Pan’s proposed law would require doctors to submit medical exemption requests to the California Department of Public Health, which would then need to be approved. After the doctors certify they have examined the patient, they would have to include their personal information, as well as their medical license number and reason for exemption.

According to the National Vaccine Information Center, the current policy in place mandates a child get vaccinated in grades K-12, under Division 105 of the Health and Safety Code. The governing board of the district will then notify parents that they have two weeks to supply evidence of vaccination or an exemption of the vaccination requirement.

Business major Ashley Lackey said she understand where people who weren’t vaccinated are coming from, but said she supports mandatory vaccinations.

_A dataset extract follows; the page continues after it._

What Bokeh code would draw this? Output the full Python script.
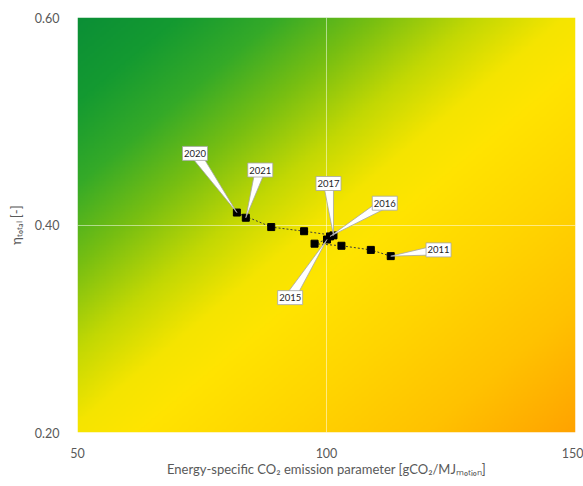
import numpy as np
from bokeh.plotting import figure
from bokeh.models import Range1d, FixedTicker, BoxAnnotation
from bokeh.core.properties import value
from bokeh.embed import file_html
from bokeh.resources import INLINE

# ---- data ----
years = ["2011", "2012", "2013", "2014", "2015", "2016", "2017", "2018", "2019", "2020", "2021"]
emission = [112.9, 108.9, 103.0, 97.6, 100.1, 100.7, 101.4, 95.5, 88.9, 82.0, 83.8]
eta = [0.370, 0.376, 0.380, 0.382, 0.386, 0.389, 0.390, 0.394, 0.398, 0.412, 0.407]

label_years = ["2011", "2015", "2016", "2017", "2020", "2021"]
label_x = [122.5, 92.7, 111.7, 100.4, 73.6, 86.7]
label_y = [0.376, 0.330, 0.421, 0.440, 0.469, 0.453]

x_ticks = [50, 100, 150]
y_ticks = [0.20, 0.40, 0.60]
X0, X1 = 50, 150
Y0, Y1 = 0.20, 0.60

# gradient colour stops (position along diagonal, colour)
grad_pos = [0.0, 0.10, 0.20, 0.30, 0.40, 0.49, 0.56, 0.70, 0.85, 1.0]
grad_col = ["#0b8f36", "#149a31", "#35aa28", "#78bf12", "#c2d804", "#f5e500", "#ffe400",
            "#ffd500", "#ffc200", "#ffa300"]

# ---- figure ----
W, H = 583, 486
BL, BR, BT, BB = 77, 8, 17, 54
FW, FH = W - BL - BR, H - BT - BB

p = figure(width=W, height=H, x_range=Range1d(X0, X1), y_range=Range1d(Y0, Y1),
           output_backend="svg", toolbar_location=None,
           min_border_left=BL, min_border_right=BR, min_border_top=BT, min_border_bottom=BB)
p.outline_line_color = None
p.background_fill_color = "white"
p.border_fill_color = "white"

# background gradient image
ny, nx = 240, 288
xs = np.linspace(0, 1, nx)[None, :]
ys = np.linspace(0, 1, ny)[:, None]
t = (xs + (1 - ys)) / 2.0
rgb = [tuple(int(c[i:i + 2], 16) for i in (1, 3, 5)) for c in grad_col]
img = np.empty((ny, nx), dtype=np.uint32)
view = img.view(dtype=np.uint8).reshape((ny, nx, 4))
for ch in range(3):
    view[:, :, ch] = np.interp(t, grad_pos, [c[ch] for c in rgb]).astype(np.uint8)
view[:, :, 3] = 255
p.image_rgba(image=[img], x=X0, y=Y0, dw=X1 - X0, dh=Y1 - Y0, level="image")

# grid
p.xgrid.ticker = FixedTicker(ticks=[x_ticks[1]])
p.ygrid.ticker = FixedTicker(ticks=[y_ticks[1]])
for g in (p.xgrid, p.ygrid):
    g.grid_line_color = "white"
    g.grid_line_alpha = 0.5
    g.grid_line_width = 1

# series
p.line(emission, eta, line_color="#3a3a3a", line_width=1, line_dash="2 2")
p.scatter(emission, eta, marker="square", size=7, fill_color="black", line_color="black")

# callouts
sx = FW / (X1 - X0)
sy = FH / (Y1 - Y0)
idx = {y: i for i, y in enumerate(years)}
wx, wy = [], []
half = 5.0
for yr, lx, ly in zip(label_years, label_x, label_y):
    i = idx[yr]
    px, py = emission[i], eta[i]
    dx, dy = (px - lx) * sx, (py - ly) * sy
    L = (dx * dx + dy * dy) ** 0.5
    nxp, nyp = -dy / L, dx / L
    wx.append([lx + nxp * half / sx, lx - nxp * half / sx, px])
    wy.append([ly + nyp * half / sy, ly - nyp * half / sy, py])
p.patches(wx, wy, fill_color="white", line_color="#a6a6a6", line_width=0.8)
p.rect(x=label_x, y=label_y, width=25, height=14, width_units="screen", height_units="screen",
       fill_color="white", line_color="#a6a6a6", line_width=0.8)
p.text(x=label_x, y=label_y, text=label_years, text_align="center", text_baseline="middle",
       text_font=value("Lato"), text_font_size="9.5px", text_color="#1f1f1f")

# chart-area border
p.add_layout(BoxAnnotation(left=10, right=W + 10, top=5, bottom=478,
                           left_units="canvas", right_units="canvas",
                           top_units="canvas", bottom_units="canvas",
                           fill_alpha=0, line_color="#d9d9d9", line_width=1))

# axes
p.xaxis.ticker = FixedTicker(ticks=x_ticks)
p.yaxis.ticker = FixedTicker(ticks=y_ticks)
p.yaxis.major_label_overrides = {v: f"{v:.2f}" for v in y_ticks}
for ax in (p.xaxis, p.yaxis):
    ax.axis_line_color = None
    ax.major_tick_line_color = None
    ax.minor_tick_line_color = None
    ax.major_label_text_font = "Lato"
    ax.major_label_text_font_size = "12.5px"
    ax.major_label_text_color = "#595959"
    ax.axis_label_text_font = "Lato"
    ax.axis_label_text_font_style = "normal"
    ax.axis_label_text_color = "#595959"
    ax.axis_label_text_font_size = "13px"
p.xaxis.major_label_standoff = 9
p.yaxis.major_label_standoff = 12
p.xaxis.axis_label = "Energy-specific CO\u2082 emission parameter [gCO\u2082/MJ\u2098\u2092\u209c\u1d62\u2092\u2099]"
p.yaxis.axis_label = "\u03b7\u209c\u2092\u209c\u2090\u2097 [-]"
p.xaxis.axis_label_standoff = 0
p.yaxis.axis_label_standoff = 8

open("out.html", "w").write(file_html(p, INLINE))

“I understand people not wanting it for themselves but it’s not fair to people who are immunocompromised,” Lackey said. “I’ve seen what happens at elementary schools and it’s really scary.”

Daniel Chaidez is a film major who said he doesn’t see vaccines as a big deal.

“I’m used to always getting vaccinated so it’s not a big thing,” Chaidez said. “My parents always vaccinated me.”

CORRECTION: May 19, 2019

This story was updated to accurately reflect that only medical exemptions certified by the California Department of Public Health will be allowed for vaccinations. An earlier version of this story incorrectly stated that no exemptions will be allowed.